Audition One: Where Does the Duck Live?

The transparent duck already proved itself Thursday night — that's why the chapter exists. The open question is its address. Version one: the compressor sits on the 808 sub track, keyed from KICK MAIN. Version two: the same compressor sits on the BASS bus, so all three bass lanes — 808 sub, bass mid, 808 slides — yield together.

The audition is one loop with each version, listening to the kick's knock. On the track version, something is still smearing the hits — quieter than Thursday's original collision, but present. The culprit takes a minute to find and then is obvious: the bass mid layer. It carries the 808's upper body — the 100–300 Hz harmonics that make the bass audible on small speakers — and that's exactly the zone where the kick's knock lives. When the 808 sub ducks alone, the mid layer keeps right on sustaining through the kick's moment, and the slides do the same on the bars where they fall. The duck was granting the kick exclusive access to one third of the bass.

On the bus version, the whole low-end family steps back as one — 3 dB, 90 ms, gone before the ear can file it — and the knock arrives clean on every hit, including the slide bars.

Verdict: the bus. The sentence, said out loud to an empty bedroom: the duck keeps the kick articulate through the choruses. And a rule worth keeping: when sounds move as a family, they should yield as a family.

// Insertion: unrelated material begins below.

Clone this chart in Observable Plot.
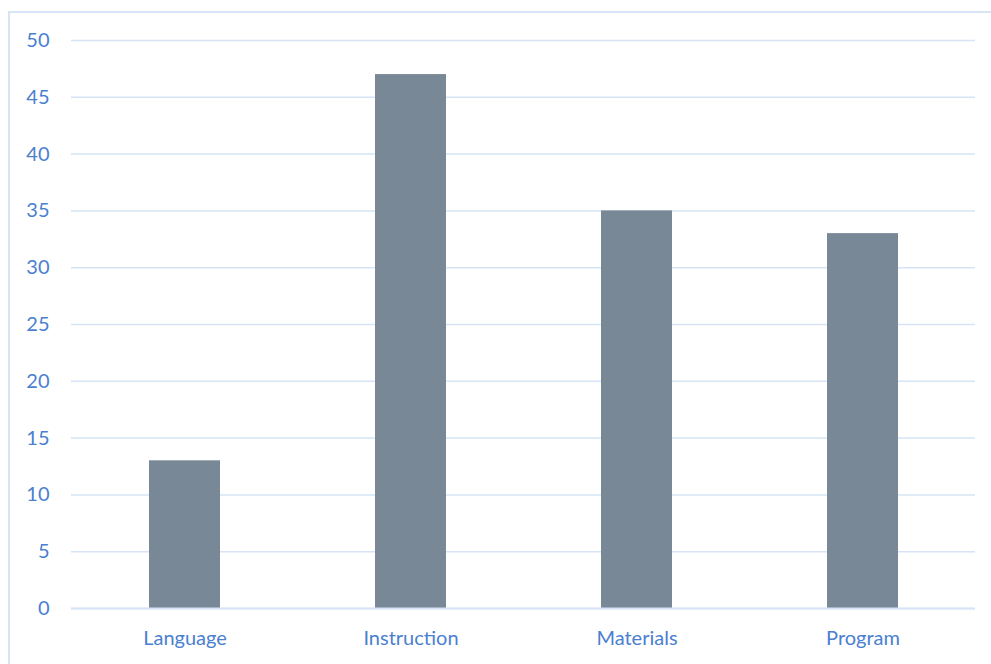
<!DOCTYPE html>
<html><head><meta charset="utf-8">
<script src="https://cdn.jsdelivr.net/npm/d3@7"></script>
<script src="https://cdn.jsdelivr.net/npm/@observablehq/plot@0.6"></script>
<style>
body{margin:0;background:#fff;}
#wrap{position:relative;width:991px;height:664px;overflow:hidden;}
#frame{position:absolute;left:8px;top:11px;width:1200px;height:900px;border:2px solid #d6e4f6;box-sizing:border-box;pointer-events:none;}
</style>
</head><body>
<div id="wrap"><div id="frame"></div></div>
<script>
const categories = ["Language","Instruction","Materials","Program"];
const values = [13,47,35,33];
const yTicks = [0,5,10,15,20,25,30,35,40,45,50];
const data = categories.map((c,i)=>({category:c, value:values[i]}));
const chart = Plot.plot({
  width:991, height:664,
  marginLeft:71, marginRight:16, marginTop:40, marginBottom:56,
  style:{fontFamily:"Lato, sans-serif", fontSize:"20px", color:"#4a80d0", background:"transparent"},
  x:{domain:categories, paddingInner:0.686, paddingOuter:0.343, label:null, tickSize:0, tickPadding:22},
  y:{domain:[0,50], ticks:yTicks, label:null, tickSize:0, tickPadding:22},
  marks:[
    Plot.gridY(yTicks,{stroke:"#d6e4f6", strokeOpacity:1, strokeWidth:1.5}),
    Plot.barY(data,{x:"category", y:"value", fill:"#788896"}),
    Plot.ruleY([0],{stroke:"#d6e4f6", strokeWidth:2}),
    Plot.axisX({fontSize:20, tickSize:0, tickPadding:22, label:null}),
    Plot.axisY(yTicks,{fontSize:20, tickSize:0, tickPadding:22, label:null})
  ]
});
chart.style.position="absolute"; chart.style.left="0"; chart.style.top="0";
document.getElementById("wrap").appendChild(chart);
</script>
</body></html>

That's what the family bus is for.

Audition Two: The Scalpel Versus the Hand

Competing against the plain duck is the chapter's surgical option: a keyed dynamic EQ band on the bass bus — 60–110 Hz, keyed from KICK MAIN — that ducks only the kick's knock zone and lets the bass's upper harmonics sail through untouched. On paper it's strictly better: same relief, less collateral.

The audition says otherwise, in an instructive way. Jaylen sets both versions to the same depth of relief and A/Bs them blind — eyes closed, toggling without watching which is which. He cannot reliably tell them apart in the full mix. Twice he picks the keyed band as "maybe slightly clearer"; twice he picks the plain duck. The theoretical advantage — preserving the bass's top during hits — turns out to be masked by the only thing that's ever present when the duck is working: the kick itself, which is sitting exactly on top of those harmonics for exactly those 90 milliseconds.

So the scalpel's benefit is inaudible on this material. Its costs are not: a frequency range to choose, a band threshold and a range ceiling to set, one more detector to misconfigure, and a processor the next engineer (or March-Jaylen) has to decode. The complexity tax breaks the tie.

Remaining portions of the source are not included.